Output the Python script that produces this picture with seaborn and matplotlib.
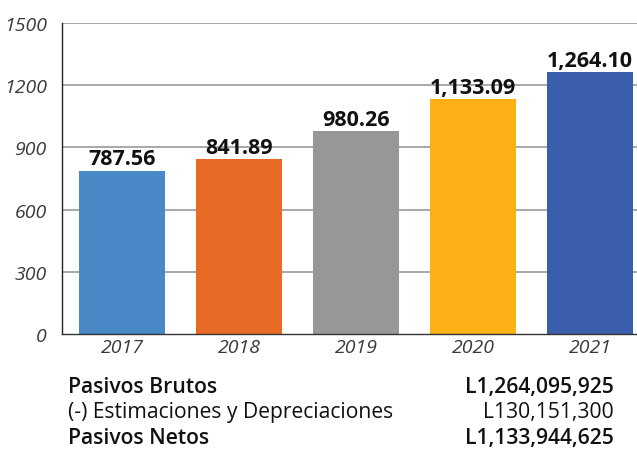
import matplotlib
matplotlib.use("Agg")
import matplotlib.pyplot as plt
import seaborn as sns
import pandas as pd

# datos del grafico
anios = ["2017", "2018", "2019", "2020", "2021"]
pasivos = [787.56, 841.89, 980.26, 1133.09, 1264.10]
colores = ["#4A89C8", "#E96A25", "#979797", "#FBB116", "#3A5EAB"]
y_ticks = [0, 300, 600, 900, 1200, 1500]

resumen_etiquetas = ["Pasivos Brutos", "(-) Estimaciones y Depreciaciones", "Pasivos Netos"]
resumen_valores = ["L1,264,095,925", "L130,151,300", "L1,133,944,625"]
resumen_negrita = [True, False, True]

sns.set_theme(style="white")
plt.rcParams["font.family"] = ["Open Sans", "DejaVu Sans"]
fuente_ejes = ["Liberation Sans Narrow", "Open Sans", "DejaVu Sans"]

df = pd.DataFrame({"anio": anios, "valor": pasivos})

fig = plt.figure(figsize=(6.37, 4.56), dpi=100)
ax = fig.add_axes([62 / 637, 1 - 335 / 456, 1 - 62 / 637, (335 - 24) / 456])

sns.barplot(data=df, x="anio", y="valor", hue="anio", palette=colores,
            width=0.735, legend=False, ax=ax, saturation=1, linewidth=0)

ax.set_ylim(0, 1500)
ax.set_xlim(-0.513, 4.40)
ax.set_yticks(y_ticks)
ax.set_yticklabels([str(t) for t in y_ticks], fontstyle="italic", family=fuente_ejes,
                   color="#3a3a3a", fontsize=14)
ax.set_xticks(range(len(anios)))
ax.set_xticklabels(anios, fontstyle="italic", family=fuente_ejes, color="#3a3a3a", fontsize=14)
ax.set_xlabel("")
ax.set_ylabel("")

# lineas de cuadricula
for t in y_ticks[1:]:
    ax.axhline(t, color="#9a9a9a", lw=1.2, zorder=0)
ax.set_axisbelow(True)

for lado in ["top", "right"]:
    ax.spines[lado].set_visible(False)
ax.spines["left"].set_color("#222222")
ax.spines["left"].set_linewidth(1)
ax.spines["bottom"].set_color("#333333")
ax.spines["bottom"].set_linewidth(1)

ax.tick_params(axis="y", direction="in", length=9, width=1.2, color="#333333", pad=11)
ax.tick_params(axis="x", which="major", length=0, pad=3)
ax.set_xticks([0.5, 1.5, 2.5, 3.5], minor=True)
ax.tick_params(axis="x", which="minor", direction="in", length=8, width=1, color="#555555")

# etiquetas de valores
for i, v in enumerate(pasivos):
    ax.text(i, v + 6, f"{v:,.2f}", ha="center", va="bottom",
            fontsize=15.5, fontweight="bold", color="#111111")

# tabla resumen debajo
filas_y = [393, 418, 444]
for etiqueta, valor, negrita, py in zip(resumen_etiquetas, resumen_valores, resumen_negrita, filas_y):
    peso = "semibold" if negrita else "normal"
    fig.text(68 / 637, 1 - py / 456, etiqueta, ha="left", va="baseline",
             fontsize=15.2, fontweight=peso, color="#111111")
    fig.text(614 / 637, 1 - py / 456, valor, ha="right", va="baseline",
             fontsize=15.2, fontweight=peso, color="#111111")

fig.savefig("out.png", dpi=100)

▸ What the task requires
Extract, word for word, each line from the top of the data down to and including the line with "width=0.735, legend=False, ax=ax, saturation=1, linewidth=0)"; skip the pictures.

▸ Answer to the task
Output the Python script that produces this picture with seaborn and matplotlib.
import matplotlib
matplotlib.use("Agg")
import matplotlib.pyplot as plt
import seaborn as sns
import pandas as pd

# datos del grafico
anios = ["2017", "2018", "2019", "2020", "2021"]
pasivos = [787.56, 841.89, 980.26, 1133.09, 1264.10]
colores = ["#4A89C8", "#E96A25", "#979797", "#FBB116", "#3A5EAB"]
y_ticks = [0, 300, 600, 900, 1200, 1500]

resumen_etiquetas = ["Pasivos Brutos", "(-) Estimaciones y Depreciaciones", "Pasivos Netos"]
resumen_valores = ["L1,264,095,925", "L130,151,300", "L1,133,944,625"]
resumen_negrita = [True, False, True]

sns.set_theme(style="white")
plt.rcParams["font.family"] = ["Open Sans", "DejaVu Sans"]
fuente_ejes = ["Liberation Sans Narrow", "Open Sans", "DejaVu Sans"]

df = pd.DataFrame({"anio": anios, "valor": pasivos})

fig = plt.figure(figsize=(6.37, 4.56), dpi=100)
ax = fig.add_axes([62 / 637, 1 - 335 / 456, 1 - 62 / 637, (335 - 24) / 456])

sns.barplot(data=df, x="anio", y="valor", hue="anio", palette=colores,
            width=0.735, legend=False, ax=ax, saturation=1, linewidth=0)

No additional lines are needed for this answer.